Кей с интересом наблюдал за парнем. Потом сказал:
- Пока не его. Но такого же гада, как он. Что ты знаешь о фашистах?
- Подонки! - Чико считал такую характеристику исчерпывающей.
- В общем, да. Но я тебя не об этом спрашиваю. Вторая мировая война, Гитлер, фашисты, Сталинград... Слышал?
- Знаю! Русские им здорово всыпали.
- Здорово-то здорово, но не всем. Был такой офицер - Лютц. Вешал, расстреливал, жег. В России, во Франции, в Польше. Не просто командовал, а лично пытал и убивал. После второй мировой войны ему удалось скрыться. Его выдачи требуют Франция, Польша, Россия. А он живет себе припеваючи в полусотне миль отсюда и плюет на то, что его голову требуют уже много лет. А мне это не нравится. Я не желаю, чтобы он помер в собственной крахмальной постельке под тихий плач домочадцев. Я тебе говорю: вот случай уничтожить конкретного носителя зла. Лютца нельзя простить. Идешь с нами?
- Иду.
- Вот так.
VI
Его вызвали в штаб ночью. Желтый от бессонницы и табака командир смотрел бешеными глазами:
- Камарадо Рамирес, я требую объяснить ваши действия вчера!
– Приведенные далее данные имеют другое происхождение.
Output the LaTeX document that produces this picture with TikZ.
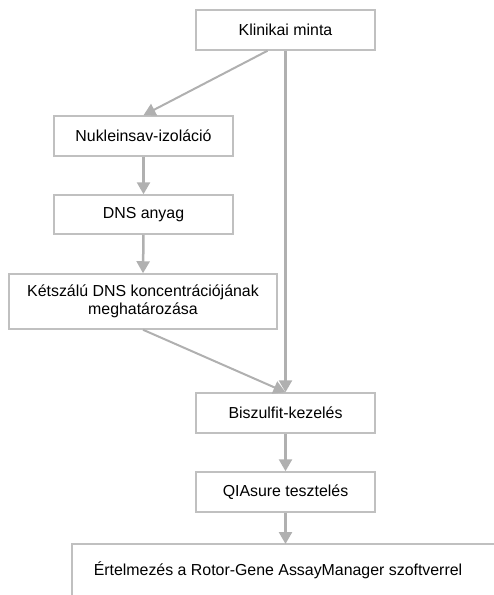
\documentclass[tikz,border=0pt]{standalone}
\usepackage{fontspec}
\setmainfont{Liberation Sans}
\usetikzlibrary{arrows.meta}
\definecolor{boxgray}{RGB}{192,192,192}
\definecolor{arrgray}{RGB}{176,176,176}
\begin{document}
\begin{tikzpicture}[x=1pt,y=-1pt,
  stepbox/.style={draw=boxgray, line width=1.5pt, fill=white, minimum height=40pt,
    inner sep=0pt, align=center, font=\fontsize{15.9}{18}\selectfont},
  flow/.style={draw=arrgray, line width=2.5pt, -{Triangle[width=13pt,length=12pt]}},
  thinflow/.style={draw=arrgray, line width=2pt, -{Triangle[width=13pt,length=12pt]}}]
\useasboundingbox (0,0) rectangle (494,595);
\node[stepbox, minimum width=179pt] (k) at (285.5,30) {Klinikai minta};
\node[stepbox, minimum width=179pt] (n) at (143.5,136) {Nukleinsav-izoláció};
\node[stepbox, minimum width=179pt, minimum height=39pt] (d) at (143.5,214.5) {DNS anyag};
\node[stepbox, minimum width=268pt, minimum height=55pt] (c) at (143,301.5) {Kétszálú DNS koncentrációjának\\meghatározása};
\node[stepbox, minimum width=179pt] (b) at (285.5,413) {Biszulfit-kezelés};
\node[stepbox, minimum width=179pt] (q) at (285.5,492) {QIAsure tesztelés};
\node[font=\fontsize{15.9}{18}\selectfont, inner sep=0pt] (e) at (278,570) {Értelmezés a Rotor-Gene AssayManager szoftverrel};
\draw[boxgray, line width=1.5pt] (72,620) |- (520,544);
\draw[thinflow] ([xshift=-18pt]k.south) -- (n.north);
\draw[flow] (k.south) -- (b.north);
\draw[flow] (n.south) -- (d.north);
\draw[flow] (d.south) -- (c.north);
\draw[thinflow] (c.south) -- (b.north);
\draw[flow] (b.south) -- (q.north);
\draw[flow] (q.south) -- (q.south |- 544,544);
\end{tikzpicture}
\end{document}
- Что ты кричишь, Хорхио? Ну поставили к стенке десяток сволочей...
- Кто дал вам, камарадо Рамирес, право судить и карать? Если эти люди были виновны, их должен был наказать военный трибунал. Но не вы! Вы ведете себя, как захватчик, которому отдали город "на поток и разграбление".